[Objective] Every line that contains the word "matplotlib" should be copied out.
** begin Data segment **
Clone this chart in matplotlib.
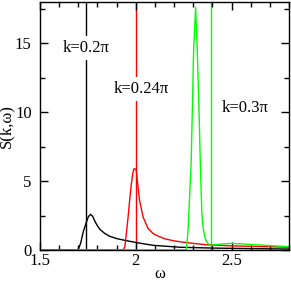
import matplotlib
matplotlib.use("Agg")
import matplotlib.pyplot as plt
from matplotlib.ticker import MultipleLocator

plt.rcParams['font.family'] = ['Liberation Serif', 'DejaVu Serif']
plt.rcParams['font.size'] = 12

# k = 0.2 pi (black)
w_k1 = [1.50, 1.69, 1.70, 1.712, 1.726, 1.74, 1.752, 1.764, 1.775, 1.786, 1.80, 1.8125,
        1.84, 1.865, 1.90, 1.95, 2.02, 2.09, 2.23, 2.40, 2.60, 2.80]
s_k1 = [0.0, 0.0, 0.05, 0.48, 1.33, 1.93, 2.41, 2.59, 2.45, 2.1, 1.75, 1.5,
        1.18, 0.99, 0.83, 0.68, 0.5, 0.34, 0.2, 0.14, 0.1, 0.07]

# k = 0.24 pi (red)
w_k2 = [1.50, 1.935, 1.943, 1.95, 1.96, 1.968, 1.977, 1.985, 1.991, 2.002, 2.01, 2.02,
        2.038, 2.064, 2.09, 2.116, 2.15, 2.194, 2.23, 2.30, 2.37, 2.50, 2.65, 2.80]
s_k2 = [0.0, 0.0, 0.24, 1.1, 2.4, 3.6, 4.8, 5.6, 5.9, 5.85, 4.8, 3.6,
        2.4, 1.57, 1.2, 1.01, 0.82, 0.68, 0.6, 0.48, 0.38, 0.3, 0.25, 0.2]

# k = 0.3 pi (green)
w_k3 = [1.50, 2.262, 2.266, 2.273, 2.281, 2.289, 2.293, 2.302, 2.3125, 2.321, 2.333,
        2.337, 2.345, 2.352, 2.36, 2.368, 2.377, 2.39, 2.40, 2.45, 2.49, 2.55, 2.59,
        2.70, 2.80]
s_k3 = [0.0, 0.0, 0.3, 1.45, 3.86, 6.3, 8.7, 14.5, 17.6, 14.5, 8.7,
        6.3, 2.66, 1.6, 0.97, 0.65, 0.48, 0.32, 0.36, 0.44, 0.48, 0.45, 0.41,
        0.32, 0.24]

# vertical markers and labels
w_lines = [1.74, 2.0, 2.395]
colors = ['black', 'red', '#00ff00']
labels = ['k=0.2π', 'k=0.24π', 'k=0.3π']
label_xy = [(1.742, 14.64), (2.029, 11.67), (2.572, 10.29)]

fig = plt.figure(figsize=(2.91, 2.81), dpi=100)
ax = fig.add_axes([40 / 291, 31 / 281, 249 / 291, 248 / 281])

for w0, c in zip(w_lines, colors):
    ax.axvline(w0, color=c, lw=1.0, zorder=1)

for w, s, c in zip([w_k1, w_k2, w_k3], [s_k1, s_k2, s_k3], colors):
    ax.plot(w, s, color=c, lw=1.0, zorder=2)

for (tx, ty), txt in zip(label_xy, labels):
    ax.text(tx, ty, txt, ha='center', va='center', zorder=3,
            bbox=dict(facecolor='white', edgecolor='none', pad=3))

ax.set_xlim(1.5, 2.8)
ax.set_ylim(0, 18)
ax.xaxis.set_minor_locator(MultipleLocator(0.1))
ax.yaxis.set_major_locator(MultipleLocator(5))
ax.yaxis.set_minor_locator(MultipleLocator(2.5))
ax.set_xticks([1.5, 2.0, 2.5])
ax.set_xticklabels(['1.5', '2', '2.5'])
ax.tick_params(which='both', direction='in', top=True, right=True, width=1.0)
ax.tick_params(which='major', length=5.5)
ax.tick_params(which='minor', length=3.5)
ax.tick_params(axis='x', which='major', pad=2)
ax.tick_params(axis='y', which='major', pad=6)
for sp in ax.spines.values():
    sp.set_linewidth(1.0)

ax.set_xlabel('ω')
ax.xaxis.set_label_coords(0.482, -0.064)
ax.set_ylabel('S(k,ω)')
ax.yaxis.set_label_coords(-0.102, 0.5)

fig.savefig('out.png', dpi=100)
** end Data segment **
[Task answer]
Clone this chart in matplotlib.
import matplotlib
matplotlib.use("Agg")
import matplotlib.pyplot as plt
from matplotlib.ticker import MultipleLocator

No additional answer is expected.